Mark was devastated. Mr. Edwards was confused by Mark’s devastation (Mark’s parents’ word). How did this teenage boy think this forty-seven-year-old, fat, bald high school music teacher was his friend? Sure enough. Following that meeting, the relationship decayed. Mark was never the same with Mr. Edwards, to the point of anything Mr. Edwards would say would now be hurtful or wrong. Mark’s mom and dad also were shocked that a teacher would tell his student, “We are not friends.” My goodness. Parents! You believe that teachers and students are friends?! How did this happen? When did teachers accept this role of “friend?” Is this healthy? Is Mr. Edwards out-of-the-loop? So many questions.
There was a time when the twenty-three year-old Mr. Edwards was probably a “friend” to his students, but at forty-seven? Why would any teenage boy or girl want a friendship with a forty-seven-year-old man? Why would parents want their child’s teachers to be “friends” with their students? Ah. You’re correct. The word “friend” has changed. The meaning of the word “friend” has a different tone / context. As we get older, we cherish that word friend. As we grow, a friend is someone you would share your most intimate thoughts with and someone probably only has one or two best-friends. For gosh sakes, some folks believe Jesus Christ had only three friends: James, John, and Peter and one of those friends – three times, denied knowing Jesus Christ. A friend is someone who is more worthy than a click on the “accept” button. In today’s FACEBOOK world, it is understandable for this teenage boy to think that Mr. Edwards was his friend. Inaccurate. But, understandable. Also, in 2016, more and more adults are becoming “friends” of children. Look at how some parents are making “deals” with their own children as if to say, “We are on the same level.” Students, more so than ever, truly believe that children and adults are on the same level. More and more adults are encouraging children / teens to address them by their first name instead of using titles, such as, Mr. or Mrs. Mr. Edwards has to constantly remind his instructional staff, “you are Mr. Smith, not Jimmy!” Students need to have distance between themselves and their teacher and frankly — most adults.
Mr. Edwards knew he was getting old when he would confront wrong / unacceptable behavior and that confrontation was now labeled … an attack. Mr. Edwards – the man who read stories, gave motivational talks, watched inspirational videos is now … an attacker. How did this happen? He got old!
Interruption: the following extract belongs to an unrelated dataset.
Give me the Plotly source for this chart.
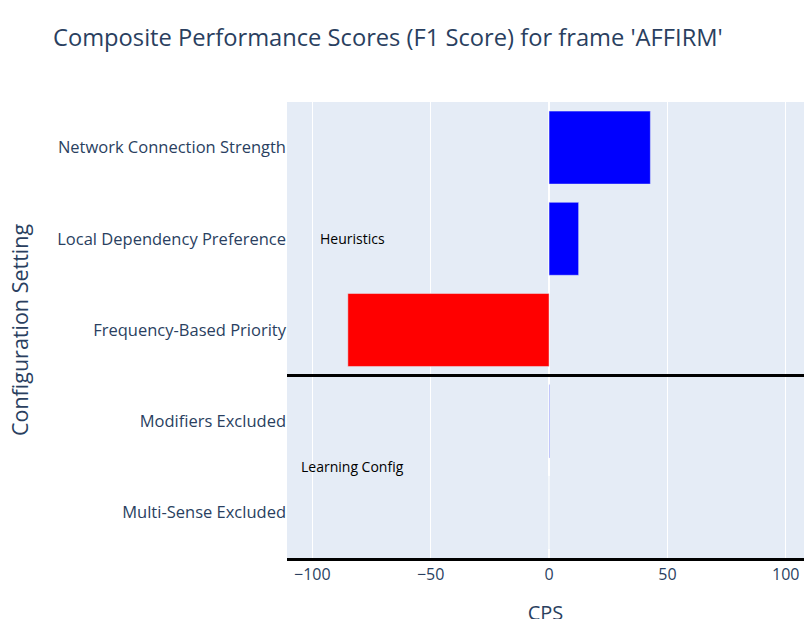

That’s how it happened! Today’s student has a difficult time when he / she is confronted. Look at the word “confront.” Confront: to present for acknowledgment, contradiction, etc.; set face to face. Now look at the word “attack.” Attack: to try to destroy, especially with verbal abuse; to blame or abuse violently or bitterly. I love that when one checks http://www.thesaurus.com/browse/confront?s=t one will not read “attack” listed as a synonym! When one hears “attack,” one immediately thinks he / she is out to hurt someone. Nothing Mr. Edwards did was done with the intent of “attacking” his students or anyone, but it is so easy to say, “Mr. Edwards attacked me” when, in fact, he confronted you. When one hears “confront,” one immediately thinks he / she is sharing his / her side of the topic. When a teacher holds a student accountable for their work, the teacher needs to be sure to watch their tone / body language and such. When Mr. Edwards holds the student accountable, it is the thin-line between “confront” vs. “attack.” And believe me when I tell you, Mr. Edwards confronts his students because he loves his students. Words are important. Choose your words wisely. Know the difference between confront and attack. Also, understand that when a person is put on the defensive, I bet that person does feel attacked, oppose to being confronted.
So, does this fairy tale have a happy ending? No. No? Come on. Every fairy tale has a happy ending. Disney shows this to be true! Ah-ha! Go do some research on how Disney changed those fairy tale endings. The “real” Pinocchio is brutal. This fairy tale has no happy ending because … it isn’t over. Mr. Edwards continues to teach high school music. He goes to work wanting to change lives, but those lives are content with being who they are. So, Mr. Edwards just wades through the muck of the “I-know-better-world.” I-know-better-world includes anybody but the teacher. Teens know better. Parents know better. Administrators know better. The I-know-better-world will say from time-to-time,”Mr. Edwards attacked me!’ And since they know better, they will be correct! However, you (teens / parents / administrators) don’t understand, in the end, you attack Mr. Edwards and many other teachers. Think about it. Attacking someone who is holding you accountable is a natural response. Your response to a teacher’s admonishment may including trying to destroy that teacher (we want Mr. Edwards fired; we want Mr. Edwards gone; don’t sign-up for Mr. Edwards’ classes; Mr. Edwards is unprofessional), especially with verbal abuse (Mr. Edwards is mean; Mr. Edwards doesn’t know what he is doing; Mr. Edwards is an awful teacher); to blame or abuse violently or bitterly (fuck you Mr. Edwards; I hope Mr. Edwards dies; leaving feces in an envelope and putting it in Mr. Edwards’ classroom). Those teachers, like Mr. Edwards, who are attacked continue to love their students and have huge hearts and shoulders. Teachers are amazing. Teachers are the closest to practice “agape.”
Teachers live happily ever after (most of the time (smile).
Hope you have a great Summer vacation.